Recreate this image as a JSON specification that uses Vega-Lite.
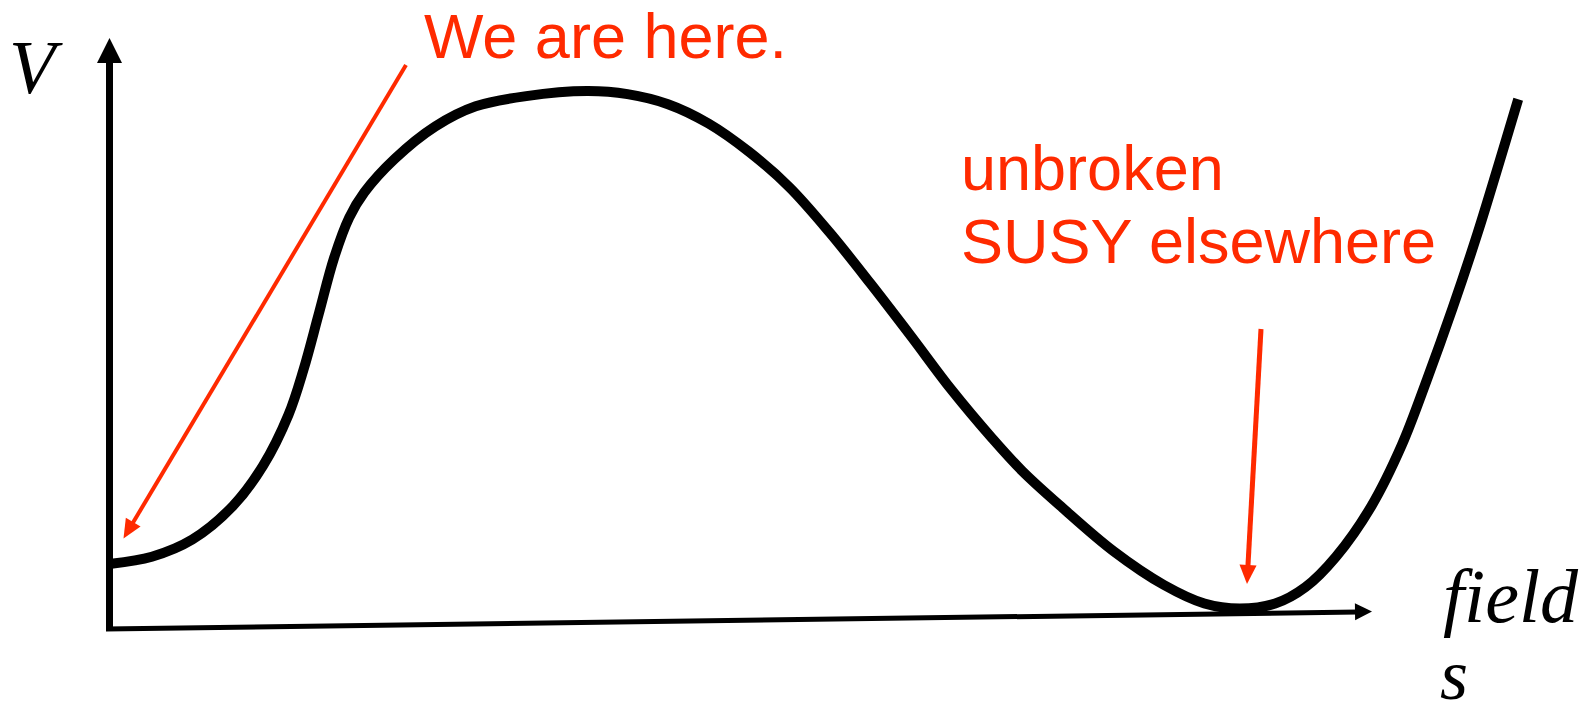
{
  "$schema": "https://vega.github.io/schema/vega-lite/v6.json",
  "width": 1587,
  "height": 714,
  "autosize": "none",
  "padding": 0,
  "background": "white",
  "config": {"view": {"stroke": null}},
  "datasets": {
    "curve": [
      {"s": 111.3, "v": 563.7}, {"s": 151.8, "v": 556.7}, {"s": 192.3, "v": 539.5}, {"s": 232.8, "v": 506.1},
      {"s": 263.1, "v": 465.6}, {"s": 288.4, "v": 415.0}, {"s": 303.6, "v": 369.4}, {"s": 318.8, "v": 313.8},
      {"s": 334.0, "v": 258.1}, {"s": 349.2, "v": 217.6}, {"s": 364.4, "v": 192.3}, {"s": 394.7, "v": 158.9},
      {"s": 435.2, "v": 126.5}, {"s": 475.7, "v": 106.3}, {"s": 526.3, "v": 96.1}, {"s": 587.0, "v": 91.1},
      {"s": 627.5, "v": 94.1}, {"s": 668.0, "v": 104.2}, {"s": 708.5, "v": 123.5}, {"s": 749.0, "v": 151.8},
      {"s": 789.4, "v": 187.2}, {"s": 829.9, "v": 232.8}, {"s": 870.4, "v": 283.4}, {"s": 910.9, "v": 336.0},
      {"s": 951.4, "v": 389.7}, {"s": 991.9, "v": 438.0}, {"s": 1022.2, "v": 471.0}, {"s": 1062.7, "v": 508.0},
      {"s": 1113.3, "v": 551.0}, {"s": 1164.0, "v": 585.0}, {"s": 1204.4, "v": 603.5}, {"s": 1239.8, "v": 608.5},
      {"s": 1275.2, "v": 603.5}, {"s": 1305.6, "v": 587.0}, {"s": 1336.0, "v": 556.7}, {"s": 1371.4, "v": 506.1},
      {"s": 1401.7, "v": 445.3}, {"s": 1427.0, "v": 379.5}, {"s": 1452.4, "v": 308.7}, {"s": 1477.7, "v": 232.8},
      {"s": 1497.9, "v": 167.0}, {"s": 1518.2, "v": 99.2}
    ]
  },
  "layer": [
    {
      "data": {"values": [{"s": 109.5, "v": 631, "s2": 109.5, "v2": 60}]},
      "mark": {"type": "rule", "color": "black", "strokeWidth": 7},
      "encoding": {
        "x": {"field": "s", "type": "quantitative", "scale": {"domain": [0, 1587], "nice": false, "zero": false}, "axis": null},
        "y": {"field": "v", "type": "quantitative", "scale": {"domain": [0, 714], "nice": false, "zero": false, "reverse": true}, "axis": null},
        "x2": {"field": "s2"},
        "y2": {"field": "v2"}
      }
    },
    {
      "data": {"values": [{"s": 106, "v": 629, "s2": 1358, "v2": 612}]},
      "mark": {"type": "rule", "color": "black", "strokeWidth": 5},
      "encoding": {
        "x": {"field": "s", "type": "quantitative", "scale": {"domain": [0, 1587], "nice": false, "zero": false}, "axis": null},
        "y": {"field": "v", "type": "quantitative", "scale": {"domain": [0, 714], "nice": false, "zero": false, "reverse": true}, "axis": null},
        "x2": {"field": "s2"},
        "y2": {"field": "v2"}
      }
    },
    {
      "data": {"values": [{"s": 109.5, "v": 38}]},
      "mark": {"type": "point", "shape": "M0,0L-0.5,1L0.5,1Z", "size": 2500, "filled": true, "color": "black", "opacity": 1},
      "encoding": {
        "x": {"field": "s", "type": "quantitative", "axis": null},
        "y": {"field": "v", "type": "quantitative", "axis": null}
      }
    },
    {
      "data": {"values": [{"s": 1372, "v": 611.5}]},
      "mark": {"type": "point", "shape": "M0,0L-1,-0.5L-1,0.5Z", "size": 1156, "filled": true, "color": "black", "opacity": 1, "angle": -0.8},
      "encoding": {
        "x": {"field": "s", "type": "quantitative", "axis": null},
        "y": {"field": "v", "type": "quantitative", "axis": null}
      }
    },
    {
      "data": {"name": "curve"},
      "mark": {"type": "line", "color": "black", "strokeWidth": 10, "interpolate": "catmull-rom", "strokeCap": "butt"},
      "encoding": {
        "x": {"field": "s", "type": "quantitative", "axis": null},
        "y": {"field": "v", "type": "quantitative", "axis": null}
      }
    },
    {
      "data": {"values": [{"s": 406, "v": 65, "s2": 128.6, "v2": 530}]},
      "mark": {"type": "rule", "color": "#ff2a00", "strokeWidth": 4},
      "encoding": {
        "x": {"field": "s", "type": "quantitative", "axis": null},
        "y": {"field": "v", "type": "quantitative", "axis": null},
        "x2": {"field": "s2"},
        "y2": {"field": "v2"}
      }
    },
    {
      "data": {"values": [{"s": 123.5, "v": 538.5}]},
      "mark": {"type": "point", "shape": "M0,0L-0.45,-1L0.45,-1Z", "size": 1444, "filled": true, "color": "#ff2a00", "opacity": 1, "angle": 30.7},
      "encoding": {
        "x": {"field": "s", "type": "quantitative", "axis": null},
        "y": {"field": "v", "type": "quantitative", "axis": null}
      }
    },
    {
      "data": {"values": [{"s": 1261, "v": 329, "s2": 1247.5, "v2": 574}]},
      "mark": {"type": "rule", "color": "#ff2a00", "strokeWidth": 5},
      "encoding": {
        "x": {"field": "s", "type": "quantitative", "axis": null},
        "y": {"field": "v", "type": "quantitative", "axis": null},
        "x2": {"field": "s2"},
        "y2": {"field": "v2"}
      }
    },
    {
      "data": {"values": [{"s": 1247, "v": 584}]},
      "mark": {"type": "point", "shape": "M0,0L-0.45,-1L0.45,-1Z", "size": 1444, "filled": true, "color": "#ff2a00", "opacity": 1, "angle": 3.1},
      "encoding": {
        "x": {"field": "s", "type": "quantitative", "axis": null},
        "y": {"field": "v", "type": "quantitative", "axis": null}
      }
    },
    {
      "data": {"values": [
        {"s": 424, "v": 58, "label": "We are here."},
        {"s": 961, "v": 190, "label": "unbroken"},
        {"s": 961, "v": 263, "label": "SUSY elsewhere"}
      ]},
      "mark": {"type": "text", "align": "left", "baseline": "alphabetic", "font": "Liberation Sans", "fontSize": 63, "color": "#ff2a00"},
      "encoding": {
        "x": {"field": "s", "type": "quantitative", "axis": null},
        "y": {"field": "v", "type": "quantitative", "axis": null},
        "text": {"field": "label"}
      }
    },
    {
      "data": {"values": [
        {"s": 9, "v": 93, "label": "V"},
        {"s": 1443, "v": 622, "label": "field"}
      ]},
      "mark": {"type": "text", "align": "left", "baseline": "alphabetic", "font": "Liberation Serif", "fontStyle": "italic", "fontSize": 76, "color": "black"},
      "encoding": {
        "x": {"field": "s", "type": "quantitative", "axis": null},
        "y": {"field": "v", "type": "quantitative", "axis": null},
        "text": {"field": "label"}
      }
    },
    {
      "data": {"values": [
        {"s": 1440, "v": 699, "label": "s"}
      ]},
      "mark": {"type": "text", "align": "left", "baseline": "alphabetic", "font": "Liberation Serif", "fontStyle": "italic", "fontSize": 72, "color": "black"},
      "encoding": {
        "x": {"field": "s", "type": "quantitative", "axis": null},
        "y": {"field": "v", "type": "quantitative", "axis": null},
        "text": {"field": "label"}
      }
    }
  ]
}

● ● ● ● ● ● ●

Job —
Restate the data above exactly, stripping out each image.

Reply —
Recreate this image as a JSON specification that uses Vega-Lite.
{
  "$schema": "https://vega.github.io/schema/vega-lite/v6.json",
  "width": 1587,
  "height": 714,
  "autosize": "none",
  "padding": 0,
  "background": "white",
  "config": {"view": {"stroke": null}},
  "datasets": {
    "curve": [
      {"s": 111.3, "v": 563.7}, {"s": 151.8, "v": 556.7}, {"s": 192.3, "v": 539.5}, {"s": 232.8, "v": 506.1},
      {"s": 263.1, "v": 465.6}, {"s": 288.4, "v": 415.0}, {"s": 303.6, "v": 369.4}, {"s": 318.8, "v": 313.8},
      {"s": 334.0, "v": 258.1}, {"s": 349.2, "v": 217.6}, {"s": 364.4, "v": 192.3}, {"s": 394.7, "v": 158.9},
      {"s": 435.2, "v": 126.5}, {"s": 475.7, "v": 106.3}, {"s": 526.3, "v": 96.1}, {"s": 587.0, "v": 91.1},
      {"s": 627.5, "v": 94.1}, {"s": 668.0, "v": 104.2}, {"s": 708.5, "v": 123.5}, {"s": 749.0, "v": 151.8},
      {"s": 789.4, "v": 187.2}, {"s": 829.9, "v": 232.8}, {"s": 870.4, "v": 283.4}, {"s": 910.9, "v": 336.0},
      {"s": 951.4, "v": 389.7}, {"s": 991.9, "v": 438.0}, {"s": 1022.2, "v": 471.0}, {"s": 1062.7, "v": 508.0},
      {"s": 1113.3, "v": 551.0}, {"s": 1164.0, "v": 585.0}, {"s": 1204.4, "v": 603.5}, {"s": 1239.8, "v": 608.5},
      {"s": 1275.2, "v": 603.5}, {"s": 1305.6, "v": 587.0}, {"s": 1336.0, "v": 556.7}, {"s": 1371.4, "v": 506.1},
      {"s": 1401.7, "v": 445.3}, {"s": 1427.0, "v": 379.5}, {"s": 1452.4, "v": 308.7}, {"s": 1477.7, "v": 232.8},
      {"s": 1497.9, "v": 167.0}, {"s": 1518.2, "v": 99.2}
    ]
  },
  "layer": [
    {
      "data": {"values": [{"s": 109.5, "v": 631, "s2": 109.5, "v2": 60}]},
      "mark": {"type": "rule", "color": "black", "strokeWidth": 7},
      "encoding": {
        "x": {"field": "s", "type": "quantitative", "scale": {"domain": [0, 1587], "nice": false, "zero": false}, "axis": null},
        "y": {"field": "v", "type": "quantitative", "scale": {"domain": [0, 714], "nice": false, "zero": false, "reverse": true}, "axis": null},
        "x2": {"field": "s2"},
        "y2": {"field": "v2"}
      }
    },
    {
      "data": {"values": [{"s": 106, "v": 629, "s2": 1358, "v2": 612}]},
      "mark": {"type": "rule", "color": "black", "strokeWidth": 5},
      "encoding": {
        "x": {"field": "s", "type": "quantitative", "scale": {"domain": [0, 1587], "nice": false, "zero": false}, "axis": null},
        "y": {"field": "v", "type": "quantitative", "scale": {"domain": [0, 714], "nice": false, "zero": false, "reverse": true}, "axis": null},
        "x2": {"field": "s2"},
        "y2": {"field": "v2"}
      }
    },
    {
      "data": {"values": [{"s": 109.5, "v": 38}]},
      "mark": {"type": "point", "shape": "M0,0L-0.5,1L0.5,1Z", "size": 2500, "filled": true, "color": "black", "opacity": 1},
      "encoding": {
        "x": {"field": "s", "type": "quantitative", "axis": null},
        "y": {"field": "v", "type": "quantitative", "axis": null}
      }
    },
    {
      "data": {"values": [{"s": 1372, "v": 611.5}]},
      "mark": {"type": "point", "shape": "M0,0L-1,-0.5L-1,0.5Z", "size": 1156, "filled": true, "color": "black", "opacity": 1, "angle": -0.8},
      "encoding": {
        "x": {"field": "s", "type": "quantitative", "axis": null},
        "y": {"field": "v", "type": "quantitative", "axis": null}
      }
    },
    {
      "data": {"name": "curve"},
      "mark": {"type": "line", "color": "black", "strokeWidth": 10, "interpolate": "catmull-rom", "strokeCap": "butt"},
      "encoding": {
        "x": {"field": "s", "type": "quantitative", "axis": null},
        "y": {"field": "v", "type": "quantitative", "axis": null}
      }
    },
    {
      "data": {"values": [{"s": 406, "v": 65, "s2": 128.6, "v2": 530}]},
      "mark": {"type": "rule", "color": "#ff2a00", "strokeWidth": 4},
      "encoding": {
        "x": {"field": "s", "type": "quantitative", "axis": null},
        "y": {"field": "v", "type": "quantitative", "axis": null},
        "x2": {"field": "s2"},
        "y2": {"field": "v2"}
      }
    },
    {
      "data": {"values": [{"s": 123.5, "v": 538.5}]},
      "mark": {"type": "point", "shape": "M0,0L-0.45,-1L0.45,-1Z", "size": 1444, "filled": true, "color": "#ff2a00", "opacity": 1, "angle": 30.7},
      "encoding": {
        "x": {"field": "s", "type": "quantitative", "axis": null},
        "y": {"field": "v", "type": "quantitative", "axis": null}
      }
    },
    {
      "data": {"values": [{"s": 1261, "v": 329, "s2": 1247.5, "v2": 574}]},
      "mark": {"type": "rule", "color": "#ff2a00", "strokeWidth": 5},
      "encoding": {
        "x": {"field": "s", "type": "quantitative", "axis": null},
        "y": {"field": "v", "type": "quantitative", "axis": null},
        "x2": {"field": "s2"},
        "y2": {"field": "v2"}
      }
    },
    {
      "data": {"values": [{"s": 1247, "v": 584}]},
      "mark": {"type": "point", "shape": "M0,0L-0.45,-1L0.45,-1Z", "size": 1444, "filled": true, "color": "#ff2a00", "opacity": 1, "angle": 3.1},
      "encoding": {
        "x": {"field": "s", "type": "quantitative", "axis": null},
        "y": {"field": "v", "type": "quantitative", "axis": null}
      }
    },
    {
      "data": {"values": [
        {"s": 424, "v": 58, "label": "We are here."},
        {"s": 961, "v": 190, "label": "unbroken"},
        {"s": 961, "v": 263, "label": "SUSY elsewhere"}
      ]},
      "mark": {"type": "text", "align": "left", "baseline": "alphabetic", "font": "Liberation Sans", "fontSize": 63, "color": "#ff2a00"},
      "encoding": {
        "x": {"field": "s", "type": "quantitative", "axis": null},
        "y": {"field": "v", "type": "quantitative", "axis": null},
        "text": {"field": "label"}
      }
    },
    {
      "data": {"values": [
        {"s": 9, "v": 93, "label": "V"},
        {"s": 1443, "v": 622, "label": "field"}
      ]},
      "mark": {"type": "text", "align": "left", "baseline": "alphabetic", "font": "Liberation Serif", "fontStyle": "italic", "fontSize": 76, "color": "black"},
      "encoding": {
        "x": {"field": "s", "type": "quantitative", "axis": null},
        "y": {"field": "v", "type": "quantitative", "axis": null},
        "text": {"field": "label"}
      }
    },
    {
      "data": {"values": [
        {"s": 1440, "v": 699, "label": "s"}
      ]},
      "mark": {"type": "text", "align": "left", "baseline": "alphabetic", "font": "Liberation Serif", "fontStyle": "italic", "fontSize": 72, "color": "black"},
      "encoding": {
        "x": {"field": "s", "type": "quantitative", "axis": null},
        "y": {"field": "v", "type": "quantitative", "axis": null},
        "text": {"field": "label"}
      }
    }
  ]
}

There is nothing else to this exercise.